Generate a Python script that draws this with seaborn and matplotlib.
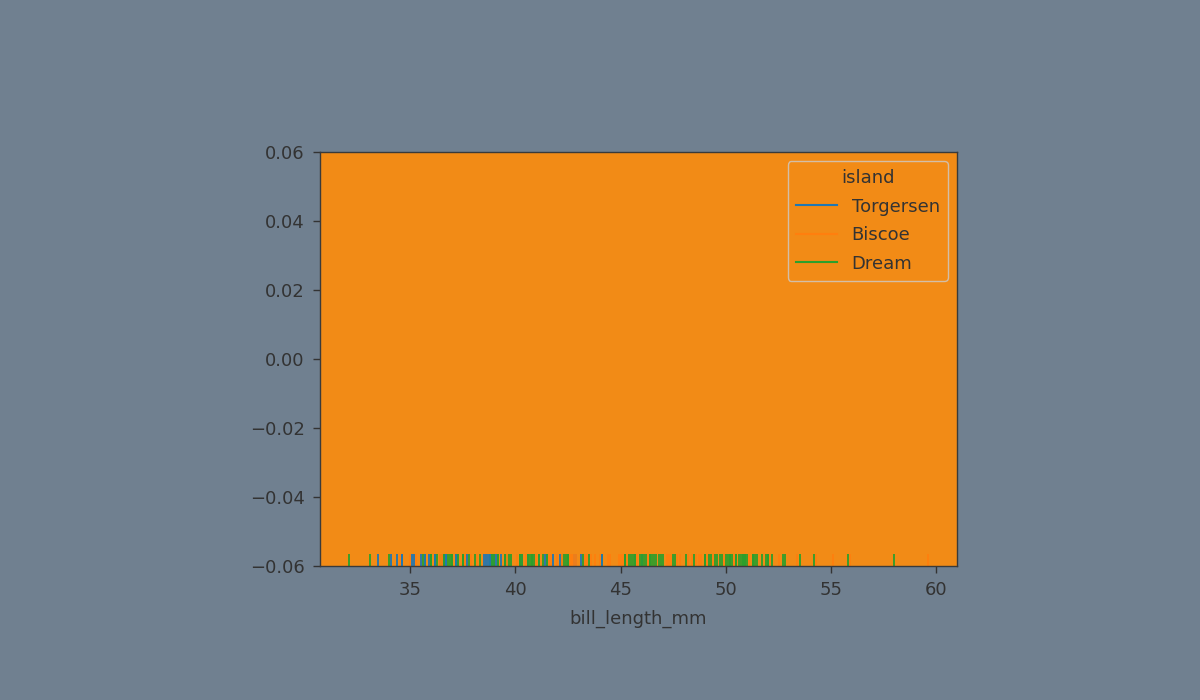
import pandas as pd
import matplotlib.pyplot as plt
import seaborn as sns

# bill_length_mm of the penguins dataset, in row order, one list per block
torgersen_1 = [39.1, 39.5, 40.3, 36.7, 39.3, 38.9, 39.2, 34.1, 42.0, 37.8,
               37.8, 41.1, 38.6, 34.6, 36.6, 38.7, 42.5, 34.4, 46.0]
biscoe_1 = [37.8, 37.7, 35.9, 38.2, 38.8, 35.3, 40.6, 40.5, 37.9, 40.5]
dream_1 = [39.5, 37.2, 39.5, 40.9, 36.4, 39.2, 38.8, 42.2, 37.6, 39.8,
           36.5, 40.8, 36.0, 44.1, 37.0, 39.6, 41.1, 37.5, 36.0, 42.3]
biscoe_2 = [39.6, 40.1, 35.0, 42.0, 34.5, 41.4, 39.0, 40.6, 36.5, 37.6,
            35.7, 41.3, 37.6, 41.1, 36.4, 41.6, 35.5, 41.1]
torgersen_2 = [35.9, 41.8, 33.5, 39.7, 39.6, 45.8, 35.5, 42.8, 40.9, 37.2,
               36.2, 42.1, 34.6, 42.9, 36.7, 35.1]
dream_2 = [37.3, 41.3, 36.3, 36.9, 38.3, 38.9, 35.7, 41.1, 34.0, 39.6,
           36.2, 40.8, 38.1, 40.3, 33.1, 43.2]
biscoe_3 = [35.0, 41.0, 37.7, 37.8, 37.9, 39.7, 38.6, 38.2, 38.1, 43.2,
            38.1, 45.6, 39.7, 42.2, 39.6, 42.7]
torgersen_3 = [38.6, 37.3, 35.7, 41.1, 36.2, 37.7, 40.2, 41.4, 35.2, 40.6,
               38.8, 41.5, 39.0, 44.1, 38.5, 43.1]
dream_3 = [36.8, 37.5, 38.1, 41.1, 35.6, 40.2, 37.0, 39.7, 40.2, 40.6,
           32.1, 40.7, 37.3, 39.0, 39.2, 36.6, 36.0, 37.8, 36.0, 41.5]
biscoe_gentoo = [46.1, 50.0, 48.7, 50.0, 47.6, 46.5, 45.4, 46.7, 43.3, 46.8,
                 40.9, 49.0, 45.5, 48.4, 45.8, 49.3, 42.0, 49.2, 46.2, 48.7,
                 50.2, 45.1, 46.5, 46.3, 42.9, 46.1, 44.5, 47.8, 48.2, 50.0,
                 47.3, 42.8, 45.1, 59.6, 49.1, 48.4, 42.6, 44.4, 44.0, 48.7,
                 42.7, 49.6, 45.3, 49.6, 50.5, 43.6, 45.5, 50.5, 44.9, 45.2,
                 46.6, 48.5, 45.1, 50.1, 46.5, 45.0, 43.8, 45.5, 43.2, 50.4,
                 45.3, 46.2, 45.7, 54.3, 45.8, 49.8, 46.2, 49.5, 43.5, 50.7,
                 47.7, 46.4, 48.2, 46.5, 46.4, 48.6, 47.5, 51.1, 45.2, 45.2,
                 49.1, 52.5, 47.4, 50.0, 44.9, 50.8, 43.4, 51.3, 47.5, 52.1,
                 47.5, 52.2, 45.5, 49.5, 44.5, 50.8, 49.4, 46.9, 48.4, 51.1,
                 48.5, 55.9, 47.2, 49.1, 47.3, 46.8, 41.7, 53.4, 43.3, 48.1,
                 50.5, 49.8, 43.5, 51.5, 46.2, 55.1, 44.5, 48.8, 47.2,
                 46.8, 50.4, 45.2, 49.9]
dream_chinstrap = [46.5, 50.0, 51.3, 45.4, 52.7, 45.2, 46.1, 51.3, 46.0, 51.3,
                   46.6, 51.7, 47.0, 52.0, 45.9, 50.5, 50.3, 58.0, 46.4, 49.2,
                   42.4, 48.5, 43.2, 50.6, 46.7, 52.0, 50.5, 49.5, 46.4, 52.8,
                   40.9, 54.2, 42.5, 51.0, 49.7, 47.5, 47.6, 52.0, 46.9, 53.5,
                   49.0, 46.2, 50.9, 45.5, 50.9, 50.8, 50.1, 49.0, 51.5, 49.8,
                   48.1, 51.4, 45.7, 50.7, 42.5, 52.2, 45.2, 49.3, 50.2, 45.6,
                   51.9, 46.8, 45.7, 55.8, 43.5, 49.6, 50.8, 50.2]

blocks = [
    ("Torgersen", torgersen_1), ("Biscoe", biscoe_1), ("Dream", dream_1),
    ("Biscoe", biscoe_2), ("Torgersen", torgersen_2), ("Dream", dream_2),
    ("Biscoe", biscoe_3), ("Torgersen", torgersen_3), ("Dream", dream_3),
    ("Biscoe", biscoe_gentoo), ("Dream", dream_chinstrap),
]
island_order = ["Torgersen", "Biscoe", "Dream"]

df = pd.concat([pd.DataFrame({"bill_length_mm": v, "island": k})
                for k, v in blocks], ignore_index=True)

text_color = "#333333"
bg_axes = "#f28b16"
plt.rcParams.update({
    "font.size": 13,
    "text.color": text_color,
    "axes.labelcolor": text_color,
    "xtick.color": text_color,
    "ytick.color": text_color,
    "xtick.major.size": 5,
    "ytick.major.size": 5,
    "xtick.major.pad": 6,
    "ytick.major.pad": 6,
    "xtick.major.width": 1.0,
    "ytick.major.width": 1.0,
    "axes.linewidth": 1.0,
    "axes.labelpad": 7.5,
    "axes.edgecolor": "#3a3a3a",
})

fig = plt.figure(figsize=(12, 7), dpi=100, facecolor="#708090")
ax = fig.add_axes([0.2667, 0.1914, 0.5308, 0.5914])
ax.set_facecolor(bg_axes)

sns.rugplot(data=df, x="bill_length_mm", hue="island",
            hue_order=island_order, height=0.028, linewidth=1.3, ax=ax)

ax.set_ylim(-0.06, 0.06)
sns.move_legend(ax, "upper right", facecolor=bg_axes,
                handlelength=2.3, labelspacing=0.58, borderpad=0.45)

fig.savefig("out.png", facecolor=fig.get_facecolor())
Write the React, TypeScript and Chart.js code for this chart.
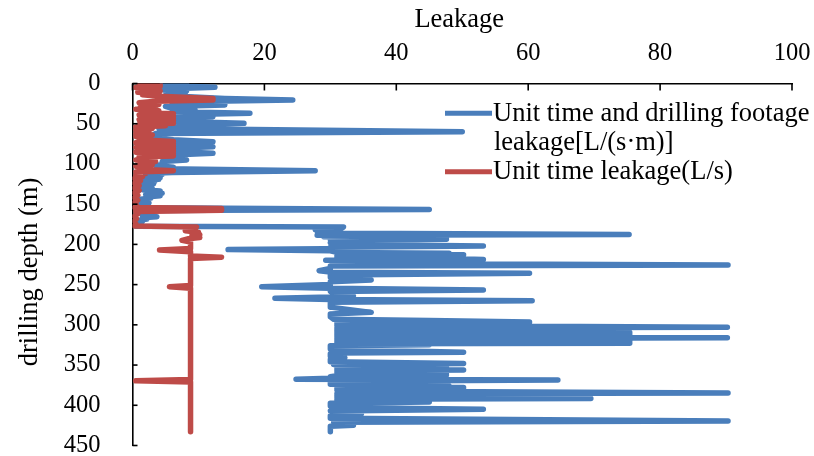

_Aim_
Without the pictures, please reproduce each line of the listing above exactly, from the first one through the line bearing "import seaborn as sns".

_Solution to this exercise_
Generate a Python script that draws this with seaborn and matplotlib.
import pandas as pd
import matplotlib.pyplot as plt
import seaborn as sns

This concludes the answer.